I am thinking from your description that it's not a me-orange and probably is some other of your friends' orange? But you have it on hand and can guess better.

Reply

moiread August 9 2012, 14:33:58 UTC
Yeah, "sometimes humans are just a fucking mess" is pretty much a given, I feel.

I don't think it's a you-orange. I could be wrong, but I am uncertain enough that it doesn't seem worth it to go mailing it back and forth.

It might be a soirenoir orange. We'll find out at some point. But if absolutely nobody wants it as-is, I may try tossing it in a tub of burgundy dye to see what comes out, since I have another thing that wants to be dyed that colour.
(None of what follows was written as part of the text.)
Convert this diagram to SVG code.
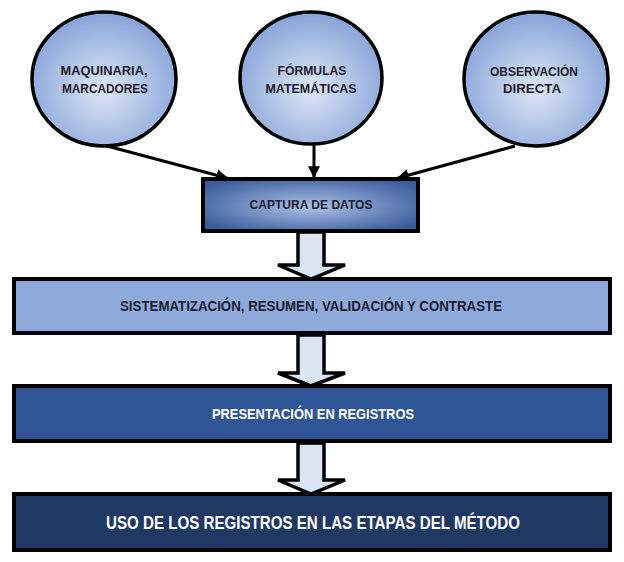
<svg xmlns="http://www.w3.org/2000/svg" width="624" height="562" viewBox="0 0 624 562">
  <defs>
    <radialGradient id="gCircle" cx="50%" cy="58%" r="55%">
      <stop offset="0" stop-color="#dfe8f7"/>
      <stop offset="1" stop-color="#8aa6d9"/>
    </radialGradient>
    <radialGradient id="gCapt" cx="50%" cy="50%" r="60%" fx="50%" fy="55%">
      <stop offset="0" stop-color="#adc2e6"/>
      <stop offset="1" stop-color="#3a5d9d"/>
    </radialGradient>
    <marker id="ah" viewBox="0 0 10 10" refX="9" refY="5" markerWidth="4" markerHeight="4" orient="auto" markerUnits="strokeWidth">
      <path d="M0,0 L10,5 L0,10 Z" fill="#000"/>
    </marker>
    <style>
      .circ { fill: url(#gCircle); stroke: #000; stroke-width: 3.5; }
      .box { stroke: #000; stroke-width: 4; }
      .t { font-family: "Liberation Sans", Arial, sans-serif; font-weight: bold; text-anchor: middle; }
      .dark { fill: #1b1c2c; }
      .light { fill: #ffffff; }
      .conn { stroke: #000; stroke-width: 3; fill: none; }
      .blk { fill: #dbe4f3; stroke: #000; stroke-width: 3.5; stroke-linejoin: miter; }
    </style>
  </defs>

  <g id="n-maquinaria">
    <ellipse class="circ" cx="104" cy="79" rx="72" ry="67"/>
    <text class="t dark" x="104" y="75" font-size="13.5" textLength="87" lengthAdjust="spacingAndGlyphs">MAQUINARIA,</text>
    <text class="t dark" x="105" y="93" font-size="13.5" textLength="86" lengthAdjust="spacingAndGlyphs">MARCADORES</text>
  </g>
  <g id="n-formulas">
    <ellipse class="circ" cx="311" cy="78" rx="71" ry="66"/>
    <text class="t dark" x="312" y="75" font-size="13.5" textLength="69" lengthAdjust="spacingAndGlyphs">FÓRMULAS</text>
    <text class="t dark" x="311" y="93" font-size="13.5" textLength="91" lengthAdjust="spacingAndGlyphs">MATEMÁTICAS</text>
  </g>
  <g id="n-observacion">
    <ellipse class="circ" cx="536" cy="79" rx="72" ry="67"/>
    <text class="t dark" x="534" y="76" font-size="13.5" textLength="88" lengthAdjust="spacingAndGlyphs">OBSERVACIÓN</text>
    <text class="t dark" x="532" y="93" font-size="13.5" textLength="58" lengthAdjust="spacingAndGlyphs">DIRECTA</text>
  </g>

  <g id="n-captura">
    <rect class="box" x="203" y="179" width="215" height="52" fill="url(#gCapt)"/>
    <text class="t dark" x="311" y="209" font-size="13.5" textLength="123" lengthAdjust="spacingAndGlyphs">CAPTURA DE DATOS</text>
  </g>
  <g id="n-sistematizacion">
    <rect class="box" x="14" y="279" width="596" height="54" fill="#8eaadb"/>
    <text class="t dark" x="311" y="311" font-size="15" textLength="382" lengthAdjust="spacingAndGlyphs">SISTEMATIZACIÓN, RESUMEN, VALIDACIÓN Y CONTRASTE</text>
  </g>
  <g id="n-presentacion">
    <rect class="box" x="14" y="386" width="596" height="55" fill="#2f5597"/>
    <text class="t light" x="313" y="419" font-size="15" textLength="202" lengthAdjust="spacingAndGlyphs">PRESENTACIÓN EN REGISTROS</text>
  </g>
  <g id="n-uso">
    <rect class="box" x="14" y="494" width="596" height="56" fill="#1f3864"/>
    <text class="t light" x="313" y="529" font-size="18.5" textLength="414" lengthAdjust="spacingAndGlyphs">USO DE LOS REGISTROS EN LAS ETAPAS DEL MÉTODO</text>
  </g>

  <g id="connectors">
    <line class="conn" x1="107" y1="146" x2="227" y2="178" marker-end="url(#ah)"/>
    <line class="conn" x1="314" y1="143" x2="314" y2="177" marker-end="url(#ah)"/>
    <line class="conn" x1="515" y1="146" x2="398" y2="178" marker-end="url(#ah)"/>
    <path class="blk" d="M298,232 L324,232 L324,265 L345,265 L311,279 L278,265 L298,265 Z"/>
    <path class="blk" d="M298,335 L324,335 L324,373 L345,373 L311,386 L278,373 L298,373 Z"/>
    <path class="blk" d="M298,443 L324,443 L324,480 L345,480 L311,494 L278,480 L298,480 Z"/>
  </g>
</svg>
At the very least, dye experiments are fun for their own sake, you know? I don't mind using it for play. And if it turns out well, I will ask around again, because burgundy is an easier colour for many people than orange.

Probably I am too committed to recycling clothing, but je ne regrette rien!

Reply

mrissa August 9 2012, 14:41:40 UTC
I don't think you're too committed to recycling clothing, but I agree that waiting for the right person is a better idea than shipping internationally for the maybe-but-probably-not person.

As long as your dye experiments don't end up dyeing my grandfather's underpants pink....

Reply

moiread August 9 2012, 15:04:20 UTC
My brother dyed all his underwear pink once! He bought these new red gym towels, you see. To his credit, though, he didn't do it twice.

(I have so many stories that start with "This one time, my brother..." that it's a wonder he hasn't started throwing things at my head whenever I start talking, just on principle.)

I also accidentally dyed myself pink once, from head to toe. Now that was special.

Reply

mrissa August 9 2012, 15:06:12 UTC
Ours was in Sweden, and my mom had thought that she'd washed her newly dyed raspberry-colored shorts often enough, and she hadn't.

My father was a good sport about it, but my grandfather, while not yelling or anything like that, just kept getting this look on his face.

Pink skivvies, you see, do not befit the dignity of a United States Marine. Even if yelling about it also does not.

Reply

theweaselking August 9 2012, 16:11:58 UTC
The first time Frances dyed her hair, there was some spillage and dripping, combined with a mistaken belief that it would just wash off the ceramics so it was okay to leave it until the dying was done to clean up.

Our bathtub looked like the My Little Pony Slaughterhouse Playset for *months*.